Clang vectorization

(resent because first one is held?)

Hello cfe-users,

I’m trying to get clang (or GCC for that matter) to vectorize a very simple loop, and I’m wondering what I’m doing wrong. I’d rather write the loop as a loop instead of using intrinsics or the clang vector extensions, because I want the code to be portable. Pragmas and magic attributes are also undesirable, but they’re better than intrinsics.

This file is representative of what I’m trying to do. I’m compiling with -O3 -std=c99 -mavx2, but the same issues should apply for other vector settings.
“””
#include <stdint.h>

typedef struct this_should_totally_be_a_vector {
   uint64_t limb[8];
} __attribute__((aligned(32))) a_vector;

void add(a_vector *a, const a_vector *b) {
   for (int i=0; i<8; i++) a->limb[i] += b->limb[i];
}

void mac(a_vector *a, const a_vector *b) {
   const a_vector c = {{0,1,2,3,4,5,6,7}};
   for (int i=0; i<8; i++) a->limb[i] += b->limb[i] + 3*c.limb[i];
}
“””

Can someone suggest flags, pragmas, attributes etc which would cause these functions to produce good code? I’m seeing lots of problems. I’m testing for now on clang-3.6 release.

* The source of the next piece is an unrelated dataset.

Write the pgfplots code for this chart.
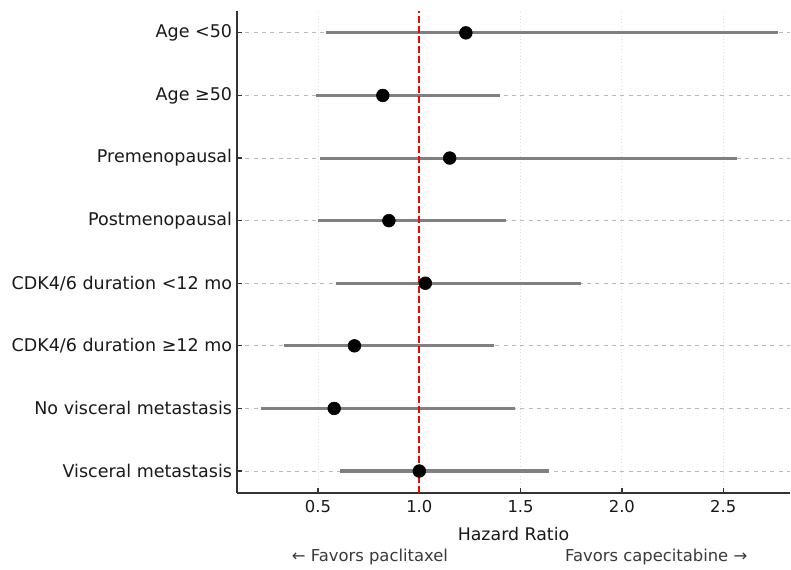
\documentclass[border=0pt]{standalone}
\usepackage{fontspec}
\setmainfont{DejaVu Sans}
\usepackage{pgfplots}
\usepackage{pgfplotstable}
\pgfplotsset{compat=1.18}

% rows from bottom (0) to top (7): hazard ratio with 95% CI
\pgfplotstableread{
pos hr lo hi
7 1.23 0.54 2.77
6 0.82 0.49 1.40
5 1.15 0.51 2.57
4 0.85 0.50 1.43
3 1.03 0.59 1.80
2 0.68 0.33 1.37
1 0.58 0.22 1.47
0 1.00 0.61 1.64
}\hrtable

\definecolor{cigray}{HTML}{808080}
\definecolor{spine}{HTML}{333333}
\definecolor{annot}{HTML}{3A3A3A}

\begin{document}
\begin{tikzpicture}
\begin{axis}[
    name=ax,
    scale only axis,
    width=398.2pt, height=347pt,
    xmin=0.10, xmax=2.83,
    ymin=-0.35, ymax=7.35,
    axis x line*=bottom, axis y line*=left,
    axis line style={spine, line width=0.9pt},
    xtick={0.5,1,1.5,2,2.5},
    xticklabels={0.5,1.0,1.5,2.0,2.5},
    ytick={0,1,2,3,4,5,6,7},
    yticklabels={Visceral metastasis, No visceral metastasis, CDK4/6 duration ≥12 mo, CDK4/6 duration <12 mo, Postmenopausal, Premenopausal, Age ≥50, Age <50},
    tick align=inside,
    major tick length=3.6pt,
    tick style={spine, line width=0.9pt},
    yticklabel style={font=\fontsize{12.6}{15}\selectfont, text=black!90},
    xticklabel style={font=\fontsize{11.8}{14}\selectfont, text=black!90, yshift=-2pt},
    grid=major,
    x grid style={gray!25, dotted, line width=0.7pt},
    y grid style={gray!55, dashed, line width=0.55pt},
    clip=false,
]
\addplot[draw=none, forget plot,
    error bars/.cd, x dir=both, x explicit, error mark=none,
    error bar style={draw=cigray, line width=2.2pt}]
  table[x=hr, y=pos,
        x error plus expr=\thisrow{hi}-\thisrow{hr},
        x error minus expr=\thisrow{hr}-\thisrow{lo}] {\hrtable};
\addplot[red, line width=1.4pt, dash pattern=on 5pt off 2.2pt]
  coordinates {(1,-0.35) (1,7.35)};
\addplot[only marks, mark=*, mark size=4.6pt, mark options={fill=black, draw=black}]
  table[x=hr, y=pos] {\hrtable};

\node[font=\fontsize{12.5}{15}\selectfont, text=black!90] at (axis description cs:0.5,0) [yshift=-29.5pt] {Hazard Ratio};
\node[font=\fontsize{11.8}{14}\selectfont, text=annot] at (axis description cs:0.2405,0) [yshift=-46pt] {← Favors paclitaxel};
\node[font=\fontsize{11.8}{14}\selectfont, text=annot] at (axis description cs:0.758,0) [yshift=-46pt] {Favors capecitabine →};
\end{axis}
\path ([shift={(-170.6pt,-49pt)}]ax.south west) rectangle ([shift={(0.7pt,7.9pt)}]ax.north east);
\end{tikzpicture}
\end{document}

For starters, the compiler is unable to determine that there is no loop dependency, and therefore unrolls the loop instead of vectorizing. When passed #pragma clang loop unroll(disable) vectorize(enable), it is still not able to determine that there is no dependency, and so branches to a scalar version if a is close to b. Furthermore, it ignores the alignment hint and uses vmovdqu for everything, though maybe that doesn’t actually cost any performance. In fact, there cannot be a loop dependency both because of the alignment and because the arrays are in structs.

Clang produces the correct code if a is declared __restrict__, but in the real code it is possible that a=b so I’d rather not say __restrict__ if I don’t have to (especially since the code may be inlined, possibly causing alias analysis to break). GCC has #pragma GCC ivdep, which causes it to vectorize properly, but does Clang have any equivalent to #pragma ivdep? Also, __restrict__ still doesn’t give me vmovdqa.

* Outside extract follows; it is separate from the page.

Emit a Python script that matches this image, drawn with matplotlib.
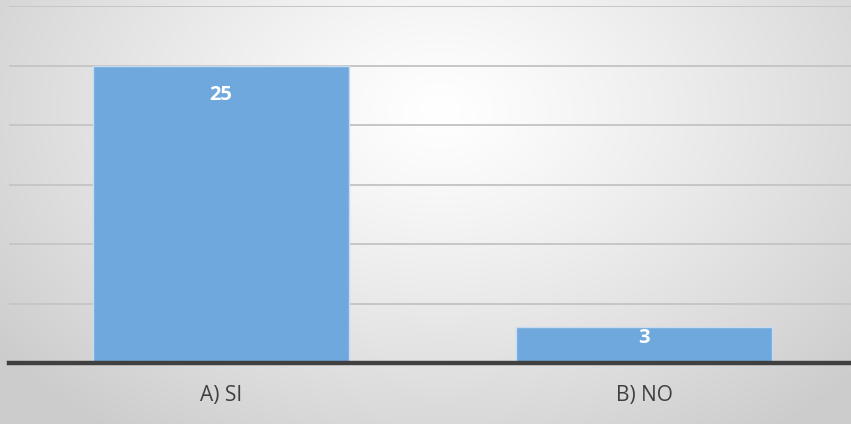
import numpy as np
import matplotlib
matplotlib.use("Agg")
import matplotlib.pyplot as plt

categories = ["A) SI", "B) NO"]
values = [25, 3]
label_offsets_pt = [-21, -8]

W, H = 851, 424
fig = plt.figure(figsize=(W / 100, H / 100), dpi=100)

# radial gradient background
bg = fig.add_axes([0, 0, 1, 1])
yy, xx = np.mgrid[0:H, 0:W]
cx, cy = 440, 110
r = np.sqrt(((xx - cx) / 560.0) ** 2 + ((yy - cy) / 400.0) ** 2)
r = np.clip(r, 0, 1)
c = 1.0 - (1.0 - 0.80) * r ** 1.2
img = np.dstack([c, c, c])
bg.imshow(img, aspect="auto", extent=[0, W, H, 0])
bg.axis("off")

left, right = 9, 856
bottom_px, top_px = 363, 6
ax = fig.add_axes([left / W, (H - bottom_px) / H, (right - left) / W, (bottom_px - top_px) / H])
ax.patch.set_alpha(0)
x = np.arange(len(categories))
bars = ax.bar(x, values, width=0.605, color="#6fa8dc", edgecolor="#c9dcef", linewidth=1.0, zorder=3)
ax.set_xlim(-0.5, 1.5)
ax.set_ylim(0, 30)
ax.set_yticks(np.arange(0, 31, 5))
ax.yaxis.grid(True, color="#c6c6c6", linewidth=1.4, zorder=0)
ax.tick_params(axis="y", left=False, labelleft=False)
ax.tick_params(axis="x", bottom=False, pad=12)
ax.set_xticks(x)
ax.set_xticklabels(categories, fontsize=15, color="#404040", family="Open Sans")
for s in ["top", "right", "left"]:
    ax.spines[s].set_visible(False)
ax.spines["bottom"].set_color("#404040")
ax.spines["bottom"].set_linewidth(3.2)
ax.spines["bottom"].set_zorder(4)

for xi, v, off in zip(x, values, label_offsets_pt):
    ax.annotate(str(v), (xi, v), xytext=(0, off), textcoords="offset points",
                ha="center", va="center", color="white", fontsize=14.5,
                fontweight="bold", family="Open Sans", zorder=5)

fig.savefig("out.png", dpi=100)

For mac, with __restrict__ (again undesirable) I get decent 2-way vectorized sse3 code, which isn’t bad I guess, but I’d rather the compiler automatically produced 4-way avx2 code. If I add #pragma clang loop unroll(disable) vectorize(enable), I get
“”"
  vmovdqa mac.c(%rip), %ymm0
  vpbroadcastq .LCPI2_0(%rip), %ymm1
  vpmuludq %ymm1, %ymm0, %ymm2
  vpxor %ymm3, %ymm3, %ymm3
  vpmuludq %ymm3, %ymm0, %ymm4
  vpsllq $32, %ymm4, %ymm4
  vpaddq %ymm4, %ymm2, %ymm2
  vpsrlq $32, %ymm0, %ymm0
  vpmuludq %ymm1, %ymm0, %ymm0
  vpsllq $32, %ymm0, %ymm0
  vpaddq %ymm0, %ymm2, %ymm0
  vpaddq (%rsi), %ymm0, %ymm0
  vpaddq (%rdi), %ymm0, %ymm0
  vmovdqu %ymm0, (%rdi)
  vmovdqa mac.c+32(%rip), %ymm0
  vpmuludq %ymm1, %ymm0, %ymm2
  vpmuludq %ymm3, %ymm0, %ymm3
  vpsllq $32, %ymm3, %ymm3
  vpaddq %ymm3, %ymm2, %ymm2
  vpsrlq $32, %ymm0, %ymm0
  vpmuludq %ymm1, %ymm0, %ymm0
  vpsllq $32, %ymm0, %ymm0
  vpaddq %ymm0, %ymm2, %ymm0
  vpaddq 32(%rsi), %ymm0, %ymm0
  vpaddq 32(%rdi), %ymm0, %ymm0
  vmovdqu %ymm0, 32(%rdi)
  vzeroupper
  retq
“”"
In other words, clang has failed to propagate constants, and is trying to do 64-bit multiplies (lowered to vpsllq and vpmuludq) at runtime.

Can anyone help me get decent, portable code out of this? GCC performs well on add with #pragma GCC ivdep, but it also does silly things with mul.

Is there a way to do this which doesn’t depend on intrinsics or extensions? If I absolutely have to write this with intrinsics or extensions, is there a nice way to do it which doesn’t change the struct definition and doesn’t break strict aliasing?

Thanks a lot,
— Mike